Management / Strategy / Capacity
Management / Strategy / CapacityTent Theory
Capacity depends on both breadth (area) and height (support).
Popularity
Usefulness
Aliases
Tent principle / height-and-area capacity rule
Domains
Management, strategy, capacity, organization
Definition
- Tent Theory holds that, within limits, a tent's capacity depends not only on the area of its tarpaulin but also on the height of the poles supporting it — capacity is set by both breadth and height together.
Core Idea
- Capacity depends on both breadth (area) and height (support).
- A wide base alone, without height, holds little.
- Raising the supporting "poles" expands what the same base can hold.
How It Works
- A tent's usable space is a function of both its footprint and how high it is propped.
- Increasing the area without raising the poles yields a flat, low-capacity space.
- Raising the central poles dramatically increases the volume the same tarpaulin can enclose.
Usage Example
- An organization with broad resources but no elevating vision or leadership ("height") underperforms; raising that height multiplies what the same resource base can achieve.
Famous Example
- Example: The tent image used in management writing to show capacity as a product of both base area and supporting height.

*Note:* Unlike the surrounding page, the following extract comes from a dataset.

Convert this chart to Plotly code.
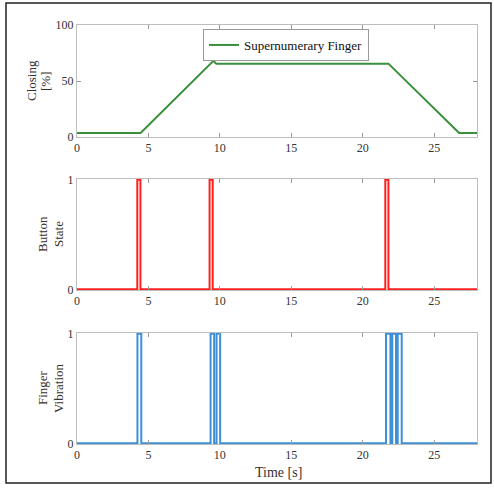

- Why it fits this rule: It captures capacity depending on both breadth and height.
- Verification status: A management metaphor; the "Tent Theory" label is a popular framing.
Use Cases / Situations Where It Applies
- Capacity and capability building.
- Leadership "height" and vision as multipliers.
- Balancing breadth and elevation of resources.
When Not to Use or Common Misuse
- Do not raise "height" so far that the structure becomes unstable.
- Do not neglect the base area in favor of height alone, or vice versa.
- Do not over-literalize the metaphor.
Rule Invention / Origin
- Invented by: No single attributed author; a management metaphor.
- Year of invention: Modern.
- Country / context of origin: Popular management literature.
Evidence / Research Basis
- A reasoning metaphor; consistent with capability- and leverage-based views of capacity.